WHAT TO PRODUCE
Reproduce the listing below exactly, minus its pictures.

• • •

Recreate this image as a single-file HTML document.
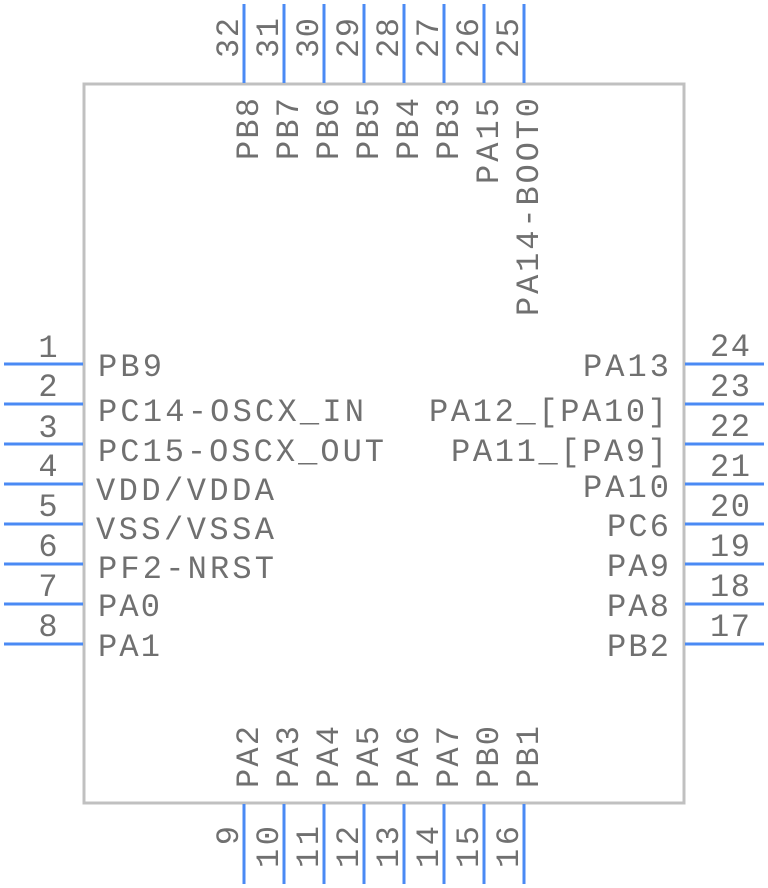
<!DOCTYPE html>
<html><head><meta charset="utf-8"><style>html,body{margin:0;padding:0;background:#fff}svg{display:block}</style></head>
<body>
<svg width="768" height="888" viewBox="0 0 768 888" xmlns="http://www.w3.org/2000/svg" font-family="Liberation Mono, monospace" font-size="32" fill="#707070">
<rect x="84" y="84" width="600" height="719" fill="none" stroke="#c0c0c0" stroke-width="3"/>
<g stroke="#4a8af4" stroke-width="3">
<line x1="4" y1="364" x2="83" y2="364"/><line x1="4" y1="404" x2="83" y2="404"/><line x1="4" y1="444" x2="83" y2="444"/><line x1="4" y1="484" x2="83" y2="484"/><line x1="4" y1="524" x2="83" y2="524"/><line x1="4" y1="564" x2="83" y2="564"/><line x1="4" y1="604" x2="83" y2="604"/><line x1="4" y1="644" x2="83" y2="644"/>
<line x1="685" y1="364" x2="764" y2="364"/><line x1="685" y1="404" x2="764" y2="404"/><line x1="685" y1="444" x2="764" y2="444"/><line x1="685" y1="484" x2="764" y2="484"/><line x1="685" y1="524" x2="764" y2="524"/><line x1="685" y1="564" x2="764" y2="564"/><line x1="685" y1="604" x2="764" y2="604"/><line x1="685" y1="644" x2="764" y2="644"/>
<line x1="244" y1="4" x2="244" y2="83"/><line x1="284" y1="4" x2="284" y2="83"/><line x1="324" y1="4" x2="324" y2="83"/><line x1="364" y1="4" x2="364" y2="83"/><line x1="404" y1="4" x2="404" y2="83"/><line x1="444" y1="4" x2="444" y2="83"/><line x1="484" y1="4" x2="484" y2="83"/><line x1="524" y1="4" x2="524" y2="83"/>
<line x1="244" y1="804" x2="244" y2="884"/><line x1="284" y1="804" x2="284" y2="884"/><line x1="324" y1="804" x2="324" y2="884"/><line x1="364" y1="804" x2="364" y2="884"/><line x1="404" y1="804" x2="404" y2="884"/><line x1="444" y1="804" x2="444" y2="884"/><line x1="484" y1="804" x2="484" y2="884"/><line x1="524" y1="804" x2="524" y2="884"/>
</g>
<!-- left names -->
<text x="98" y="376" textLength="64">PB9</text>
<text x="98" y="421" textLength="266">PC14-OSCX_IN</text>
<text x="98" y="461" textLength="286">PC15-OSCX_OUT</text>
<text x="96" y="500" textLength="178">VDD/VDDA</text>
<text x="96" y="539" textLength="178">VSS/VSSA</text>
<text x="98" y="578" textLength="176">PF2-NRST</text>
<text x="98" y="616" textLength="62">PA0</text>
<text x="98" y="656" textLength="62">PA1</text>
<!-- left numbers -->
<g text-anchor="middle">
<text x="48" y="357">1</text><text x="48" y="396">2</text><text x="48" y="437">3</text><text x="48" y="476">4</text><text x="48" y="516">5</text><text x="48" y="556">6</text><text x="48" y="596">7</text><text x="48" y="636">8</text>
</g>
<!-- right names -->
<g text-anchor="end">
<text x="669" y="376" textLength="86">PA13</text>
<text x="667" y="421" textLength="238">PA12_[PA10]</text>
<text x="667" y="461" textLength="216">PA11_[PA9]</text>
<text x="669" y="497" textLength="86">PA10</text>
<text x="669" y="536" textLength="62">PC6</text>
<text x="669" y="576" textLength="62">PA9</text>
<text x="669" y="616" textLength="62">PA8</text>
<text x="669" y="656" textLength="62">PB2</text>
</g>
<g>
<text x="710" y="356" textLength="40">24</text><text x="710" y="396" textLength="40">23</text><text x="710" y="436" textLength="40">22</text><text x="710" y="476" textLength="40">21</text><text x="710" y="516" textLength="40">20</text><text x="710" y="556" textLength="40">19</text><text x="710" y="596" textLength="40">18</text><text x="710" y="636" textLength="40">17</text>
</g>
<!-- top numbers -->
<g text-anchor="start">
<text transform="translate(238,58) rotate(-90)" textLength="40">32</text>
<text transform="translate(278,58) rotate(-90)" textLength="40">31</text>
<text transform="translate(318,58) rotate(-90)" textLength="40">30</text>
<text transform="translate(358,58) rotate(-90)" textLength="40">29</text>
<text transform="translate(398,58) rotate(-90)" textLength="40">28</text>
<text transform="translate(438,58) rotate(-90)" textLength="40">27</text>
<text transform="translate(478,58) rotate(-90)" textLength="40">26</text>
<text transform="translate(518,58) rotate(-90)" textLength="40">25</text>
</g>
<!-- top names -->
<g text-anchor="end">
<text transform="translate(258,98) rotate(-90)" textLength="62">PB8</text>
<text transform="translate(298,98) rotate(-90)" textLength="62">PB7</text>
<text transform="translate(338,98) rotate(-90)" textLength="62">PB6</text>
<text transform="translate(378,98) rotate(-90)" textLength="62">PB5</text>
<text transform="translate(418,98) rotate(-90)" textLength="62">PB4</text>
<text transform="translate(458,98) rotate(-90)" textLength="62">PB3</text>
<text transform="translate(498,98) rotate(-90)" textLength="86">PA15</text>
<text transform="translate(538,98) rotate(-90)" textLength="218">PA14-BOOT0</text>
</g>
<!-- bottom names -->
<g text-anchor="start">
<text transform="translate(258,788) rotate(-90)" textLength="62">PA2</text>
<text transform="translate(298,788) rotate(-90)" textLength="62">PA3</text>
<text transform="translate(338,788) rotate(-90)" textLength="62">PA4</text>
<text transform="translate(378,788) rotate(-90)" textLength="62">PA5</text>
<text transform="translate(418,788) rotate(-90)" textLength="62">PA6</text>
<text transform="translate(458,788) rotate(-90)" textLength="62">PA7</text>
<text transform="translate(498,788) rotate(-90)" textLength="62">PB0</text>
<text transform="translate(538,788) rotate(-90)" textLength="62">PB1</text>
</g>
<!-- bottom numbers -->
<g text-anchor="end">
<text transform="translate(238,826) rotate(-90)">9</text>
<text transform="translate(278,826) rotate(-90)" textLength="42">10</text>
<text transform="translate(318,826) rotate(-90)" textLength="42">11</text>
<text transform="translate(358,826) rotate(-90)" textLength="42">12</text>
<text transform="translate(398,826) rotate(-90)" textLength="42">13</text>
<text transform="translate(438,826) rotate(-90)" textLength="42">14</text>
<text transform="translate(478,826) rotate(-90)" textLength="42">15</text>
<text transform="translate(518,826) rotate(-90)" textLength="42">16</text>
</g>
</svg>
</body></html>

• • •

RESPONSE TO THE EXERCISE
Recreate this image as a single-file HTML document.
<!DOCTYPE html>
<html><head><meta charset="utf-8"><style>html,body{margin:0;padding:0;background:#fff}svg{display:block}</style></head>
<body>
<svg width="768" height="888" viewBox="0 0 768 888" xmlns="http://www.w3.org/2000/svg" font-family="Liberation Mono, monospace" font-size="32" fill="#707070">
<rect x="84" y="84" width="600" height="719" fill="none" stroke="#c0c0c0" stroke-width="3"/>
<g stroke="#4a8af4" stroke-width="3">
<line x1="4" y1="364" x2="83" y2="364"/><line x1="4" y1="404" x2="83" y2="404"/><line x1="4" y1="444" x2="83" y2="444"/><line x1="4" y1="484" x2="83" y2="484"/><line x1="4" y1="524" x2="83" y2="524"/><line x1="4" y1="564" x2="83" y2="564"/><line x1="4" y1="604" x2="83" y2="604"/><line x1="4" y1="644" x2="83" y2="644"/>
<line x1="685" y1="364" x2="764" y2="364"/><line x1="685" y1="404" x2="764" y2="404"/><line x1="685" y1="444" x2="764" y2="444"/><line x1="685" y1="484" x2="764" y2="484"/><line x1="685" y1="524" x2="764" y2="524"/><line x1="685" y1="564" x2="764" y2="564"/><line x1="685" y1="604" x2="764" y2="604"/><line x1="685" y1="644" x2="764" y2="644"/>
<line x1="244" y1="4" x2="244" y2="83"/><line x1="284" y1="4" x2="284" y2="83"/><line x1="324" y1="4" x2="324" y2="83"/><line x1="364" y1="4" x2="364" y2="83"/><line x1="404" y1="4" x2="404" y2="83"/><line x1="444" y1="4" x2="444" y2="83"/><line x1="484" y1="4" x2="484" y2="83"/><line x1="524" y1="4" x2="524" y2="83"/>
<line x1="244" y1="804" x2="244" y2="884"/><line x1="284" y1="804" x2="284" y2="884"/><line x1="324" y1="804" x2="324" y2="884"/><line x1="364" y1="804" x2="364" y2="884"/><line x1="404" y1="804" x2="404" y2="884"/><line x1="444" y1="804" x2="444" y2="884"/><line x1="484" y1="804" x2="484" y2="884"/><line x1="524" y1="804" x2="524" y2="884"/>
</g>
<!-- left names -->
<text x="98" y="376" textLength="64">PB9</text>
<text x="98" y="421" textLength="266">PC14-OSCX_IN</text>
<text x="98" y="461" textLength="286">PC15-OSCX_OUT</text>
<text x="96" y="500" textLength="178">VDD/VDDA</text>
<text x="96" y="539" textLength="178">VSS/VSSA</text>
<text x="98" y="578" textLength="176">PF2-NRST</text>
<text x="98" y="616" textLength="62">PA0</text>
<text x="98" y="656" textLength="62">PA1</text>
<!-- left numbers -->
<g text-anchor="middle">
<text x="48" y="357">1</text><text x="48" y="396">2</text><text x="48" y="437">3</text><text x="48" y="476">4</text><text x="48" y="516">5</text><text x="48" y="556">6</text><text x="48" y="596">7</text><text x="48" y="636">8</text>
</g>
<!-- right names -->
<g text-anchor="end">
<text x="669" y="376" textLength="86">PA13</text>
<text x="667" y="421" textLength="238">PA12_[PA10]</text>
<text x="667" y="461" textLength="216">PA11_[PA9]</text>
<text x="669" y="497" textLength="86">PA10</text>
<text x="669" y="536" textLength="62">PC6</text>
<text x="669" y="576" textLength="62">PA9</text>
<text x="669" y="616" textLength="62">PA8</text>
<text x="669" y="656" textLength="62">PB2</text>
</g>
<g>
<text x="710" y="356" textLength="40">24</text><text x="710" y="396" textLength="40">23</text><text x="710" y="436" textLength="40">22</text><text x="710" y="476" textLength="40">21</text><text x="710" y="516" textLength="40">20</text><text x="710" y="556" textLength="40">19</text><text x="710" y="596" textLength="40">18</text><text x="710" y="636" textLength="40">17</text>
</g>
<!-- top numbers -->
<g text-anchor="start">
<text transform="translate(238,58) rotate(-90)" textLength="40">32</text>
<text transform="translate(278,58) rotate(-90)" textLength="40">31</text>
<text transform="translate(318,58) rotate(-90)" textLength="40">30</text>
<text transform="translate(358,58) rotate(-90)" textLength="40">29</text>
<text transform="translate(398,58) rotate(-90)" textLength="40">28</text>
<text transform="translate(438,58) rotate(-90)" textLength="40">27</text>
<text transform="translate(478,58) rotate(-90)" textLength="40">26</text>
<text transform="translate(518,58) rotate(-90)" textLength="40">25</text>
</g>
<!-- top names -->
<g text-anchor="end">
<text transform="translate(258,98) rotate(-90)" textLength="62">PB8</text>
<text transform="translate(298,98) rotate(-90)" textLength="62">PB7</text>
<text transform="translate(338,98) rotate(-90)" textLength="62">PB6</text>
<text transform="translate(378,98) rotate(-90)" textLength="62">PB5</text>
<text transform="translate(418,98) rotate(-90)" textLength="62">PB4</text>
<text transform="translate(458,98) rotate(-90)" textLength="62">PB3</text>
<text transform="translate(498,98) rotate(-90)" textLength="86">PA15</text>
<text transform="translate(538,98) rotate(-90)" textLength="218">PA14-BOOT0</text>
</g>
<!-- bottom names -->
<g text-anchor="start">
<text transform="translate(258,788) rotate(-90)" textLength="62">PA2</text>
<text transform="translate(298,788) rotate(-90)" textLength="62">PA3</text>
<text transform="translate(338,788) rotate(-90)" textLength="62">PA4</text>
<text transform="translate(378,788) rotate(-90)" textLength="62">PA5</text>
<text transform="translate(418,788) rotate(-90)" textLength="62">PA6</text>
<text transform="translate(458,788) rotate(-90)" textLength="62">PA7</text>
<text transform="translate(498,788) rotate(-90)" textLength="62">PB0</text>
<text transform="translate(538,788) rotate(-90)" textLength="62">PB1</text>
</g>
<!-- bottom numbers -->
<g text-anchor="end">
<text transform="translate(238,826) rotate(-90)">9</text>
<text transform="translate(278,826) rotate(-90)" textLength="42">10</text>
<text transform="translate(318,826) rotate(-90)" textLength="42">11</text>
<text transform="translate(358,826) rotate(-90)" textLength="42">12</text>
<text transform="translate(398,826) rotate(-90)" textLength="42">13</text>
<text transform="translate(438,826) rotate(-90)" textLength="42">14</text>
<text transform="translate(478,826) rotate(-90)" textLength="42">15</text>
<text transform="translate(518,826) rotate(-90)" textLength="42">16</text>
</g>
</svg>
</body></html>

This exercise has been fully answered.